Louise Bourgeois: To Unravel a Torment Will Explore the Career of the Trailblazing Artist; Exhibition Includes the Recently Acquired Installation The Destruction of the Father

Glenstone Museum today announced that its next exhibition, Louise Bourgeois: To Unravel a Torment, will open to the public on May 10. It will be presented in the museum’s original exhibition space, the Gallery, and will remain on view when Glenstone opens its new building, the Pavilions, and expanded landscape on October 4. The exhibition will remain on view through January 2020.

The trailblazing work of French-born American artist Louise Bourgeois (1911–2010) will be the subject of a five-decade survey exhibition featuring nearly 30 works, all from Glenstone’s collection, including a recently acquired masterpiece that was realized at a pivotal moment in her career: the 1974 installation The Destruction of the Father.

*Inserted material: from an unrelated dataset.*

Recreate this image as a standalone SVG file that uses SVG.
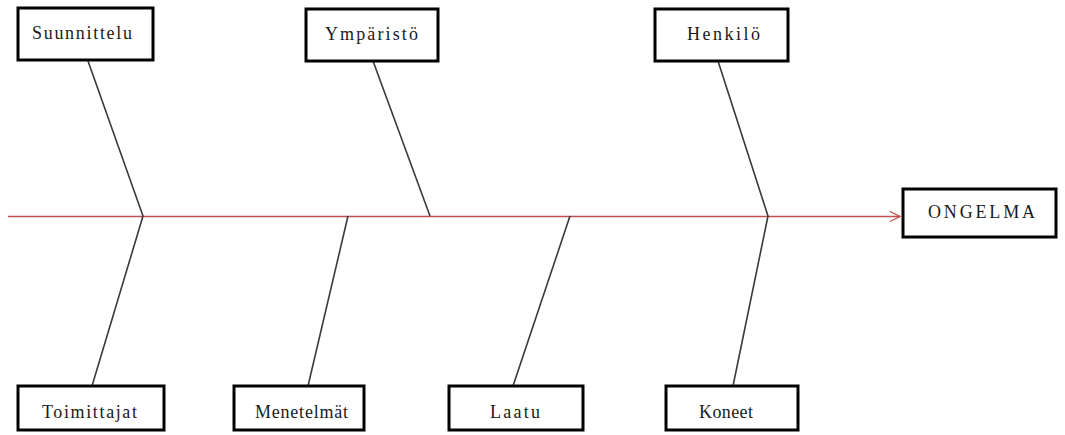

“At Glenstone we strive to collect and exhibit works that changed the history of art, and even our ideas about what art can be—which is why we’re thrilled to present this survey of the career of Louise Bourgeois,” said Emily Wei Rales, director and co-founder of Glenstone. “She was a radical figure who pursued her own course for decades with wit, intelligence, and daring—at times out of step with prevailing taste and ideas. Today we recognize her as an icon of late 20th century art, a proto-feminist who combined personal narrative and psychological insight with extraordinary artistic innovations.”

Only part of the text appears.